Leaked documents show Uber was happy to break law, hide data from police

  • 11/07/2022
Uber's app icon
The company says it made many mistakes during the years covered by the documents. Photo credit: Getty Images

A leak of 124,000 confidential documents has shown just how far ride-sharing app Uber was willing to go to aggressively expand its operations, including acting illegally.

A new report in The Guardian has analysed the documents which suggest the company was willing to break laws, hide data from police and talk with high-profile politicians and oligarchs in private to lobby for its cause.

The files cover the period from 2013 to 2017 when co-founder Travis Kalanick was in charge. He resigned his position in June that year following reports into inappropriate behaviour in the company.

A former employee had accused the company of running a workplace rife with sexual harassment and gender discrimination.

An investigation by former US attorney general Eric Holder into Uber's culture recommended reviewing and reducing Kalanick's role, which prompted an indefinite leave of absence.

The CEO resigned shortly afterwards under pressure to do so from five of the company's largest investors, the New York Times reported at the time.

Leaked messages from the new trove of data showed executives at the company knew they were breaking laws around the world.

One joked they were "pirates", while another said "we're just f***ing illegal", The Guardian reported.

Kalanick even appeared to support the idea of violence, although a spokesperson later denied that.

The former CEO had dismissed concerns that sending Uber drivers to protest in France put them at risk of violence.

"I think it's worth it," he wrote. "Violence guarantee[s] success."

The spokesperson told The Guardian Kalanick had "never suggested that Uber should take advantage of violence at the expense of driver safety".

Another revelation is that now US President Joe Biden, then US vice-president, may have amended a speech at Davos after meeting Kalanick.

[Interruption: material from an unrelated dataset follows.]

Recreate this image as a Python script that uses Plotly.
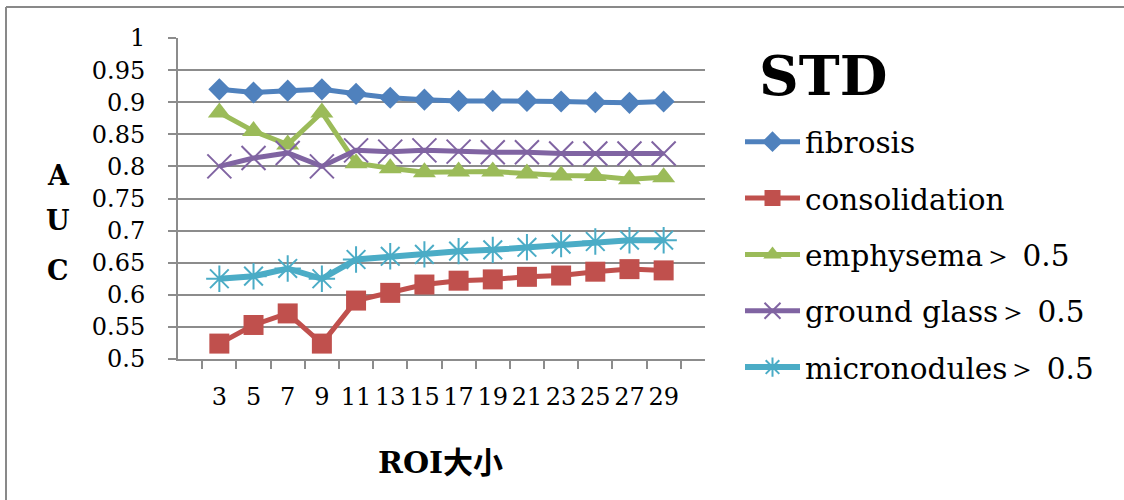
import plotly.graph_objects as go

# ROI sizes on the x axis
roi_sizes = ["3", "5", "7", "9", "11", "13", "15", "17", "19", "21", "23", "25", "27", "29"]

# AUC per ROI size for each pattern
fibrosis = [0.920, 0.915, 0.918, 0.920, 0.913, 0.907, 0.904, 0.902, 0.902, 0.902, 0.901, 0.900, 0.899, 0.901]
consolidation = [0.524, 0.553, 0.571, 0.524, 0.591, 0.603, 0.616, 0.622, 0.624, 0.628, 0.630, 0.636, 0.640, 0.638]
emphysema = [0.884, 0.855, 0.834, 0.884, 0.805, 0.797, 0.791, 0.792, 0.792, 0.789, 0.786, 0.785, 0.780, 0.783]
ground_glass = [0.800, 0.813, 0.821, 0.800, 0.825, 0.823, 0.825, 0.823, 0.822, 0.822, 0.820, 0.820, 0.820, 0.820]
micronodules = [0.625, 0.629, 0.641, 0.625, 0.655, 0.660, 0.663, 0.668, 0.670, 0.674, 0.679, 0.683, 0.685, 0.685]

y_tick_vals = [0.5, 0.55, 0.6, 0.65, 0.7, 0.75, 0.8, 0.85, 0.9, 0.95, 1.0]
y_tick_text = ["0.5", "0.55", "0.6", "0.65", "0.7", "0.75", "0.8", "0.85", "0.9", "0.95", "1"]

SERIF = "DejaVu Serif"
GRID = "#8c8c8c"

# plot-area pixel box used to place the free-floating texts
L, R, T, B = 178, 705, 38, 359
W, H = R - L, B - T


def px(x):
    return (x - L) / W


def py(y):
    return (B - y) / H


series = [
    ("fibrosis", fibrosis, "#4F81BD", dict(symbol="diamond", size=17), 5),
    ("consolidation", consolidation, "#C0504D", dict(symbol="square", size=20), 5),
    ("emphysema\uff1e 0.5", emphysema, "#9BBB59", dict(symbol="triangle-up", size=20), 5),
    ("ground glass\uff1e 0.5", ground_glass, "#8064A2",
     dict(symbol="x-thin-open", size=24, line=dict(width=2, color="#8064A2")), 5),
    ("micronodules\uff1e 0.5", micronodules, "#4BACC6",
     dict(symbol="asterisk-open", size=22, line=dict(width=2, color="#4BACC6")), 6),
]

fig = go.Figure()
for i, (name, vals, color, marker, lw) in enumerate(series):
    m = dict(color=color, **marker)
    fig.add_trace(go.Scatter(
        x=roi_sizes, y=vals, name=name, mode="lines+markers",
        line=dict(color=color, width=lw), marker=m, legendgroup=str(i),
    ))

fig.update_layout(
    width=1124, height=500,
    margin=dict(l=L, r=1124 - R, t=T, b=500 - B, pad=0, autoexpand=False),
    paper_bgcolor="white", plot_bgcolor="white",
    font=dict(family=SERIF, size=24, color="black"),
    showlegend=True,
    legend=dict(
        x=px(740), y=py(116), xanchor="left", yanchor="top",
        font=dict(family=SERIF, size=29.5, color="black"),
        itemwidth=55, tracegroupgap=15, bgcolor="rgba(0,0,0,0)",
    ),
    xaxis=dict(
        type="category", tickson="boundaries", ticks="outside", ticklen=8,
        tickwidth=2, tickcolor=GRID, showline=True, linecolor=GRID, linewidth=2,
        showgrid=False, tickfont=dict(family=SERIF, size=24), ticklabelstandoff=15,
        tickmode="array", tickvals=roi_sizes, tickangle=0,
    ),
    yaxis=dict(
        range=[0.5, 1.0], tickvals=y_tick_vals, ticktext=y_tick_text,
        ticks="outside", ticklen=8, tickwidth=2, tickcolor=GRID,
        showline=True, linecolor=GRID, linewidth=2,
        showgrid=True, gridcolor=GRID, gridwidth=2, zeroline=False,
        tickfont=dict(family=SERIF, size=24), ticklabelstandoff=18,
    ),
)


def note(text, x, y, size, family=SERIF):
    fig.add_annotation(text=text, x=px(x), y=py(y), xref="paper", yref="paper",
                       xanchor="center", yanchor="middle", showarrow=False,
                       font=dict(family=family, size=size, color="black"))


# chart title beside the plot, above the legend
note("<b>STD</b>", 823, 75, 55)

# stacked y-axis title
for letter, ypix in zip(["A", "U", "C"], [175, 221, 270]):
    note(f"<b>{letter}</b>", 58, ypix, 27)

# x-axis title
note("<b>ROI大小</b>", 440, 462, 30, "DejaVu Serif, Noto Sans CJK SC")

# outer frame edges (top and left)
fig.add_shape(type="line", xref="paper", yref="paper", x0=px(6), y0=py(7), x1=px(1124), y1=py(7),
              line=dict(color="#898989", width=2))
fig.add_shape(type="line", xref="paper", yref="paper", x0=px(6), y0=py(7), x1=px(6), y1=py(500),
              line=dict(color="#898989", width=2))

fig.write_html("out.html")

Biden was late to the meeting, with Uber's boss texting a colleague: "I've had my people let him know that every minute late he is, is one less minute he will have with me."

Following that meeting, Biden's speech changed to refer to the CEO whose company would give millions of workers "freedom to work as many hours as they wish, manage their own lives as they wish", The Guardian reported.

Elsewhere powerful figures in the likes of Germany, Russia and Italy were offered financial benefits in order to back the company, while academics were paid hundreds of thousands of dollars to publish research supporting the company's economic model.

Uber also reportedly developed a "kill switch" mechanism for when an Uber office was raided by local law enforcement.

In such circumstances, executives at the company instructed IT staff to cut off access to the company's data systems, preventing authorities from gathering evidence.

"The leaked files suggest the technique, signed off by Uber's lawyers, was deployed at least 12 times during raids in France, the Netherlands, Belgium, India, Hungary and Romania," The Guardian reported.

According to Kalanick's spokesperson, the protocols were common business practice and "not designed to obstruct justice".

The company has responded to the reporting by saying there had been thousands of stories as well as a television series about Uber's "mistakes prior to 2017".

"Five years ago, those mistakes culminated in one of the most infamous reckonings in the history of corporate America," the company wrote.

"That reckoning led to an enormous amount of public scrutiny, a number of high-profile lawsuits, multiple government investigations, and the termination of several senior executives.

"It's also exactly why Uber hired a new CEO, Dara Khosrowshahi, who was tasked with transforming every aspect of how Uber operates." 

Uber says it has moved on from the "era of confrontation" to one of collaboration, including finding common ground with the likes of unions and taxi companies.

"We have not and will not make excuses for past behaviour that is clearly not in line with our present values," it continued.

"Instead, we ask the public to judge us by what we've done over the last five years and what we will do in the years to come."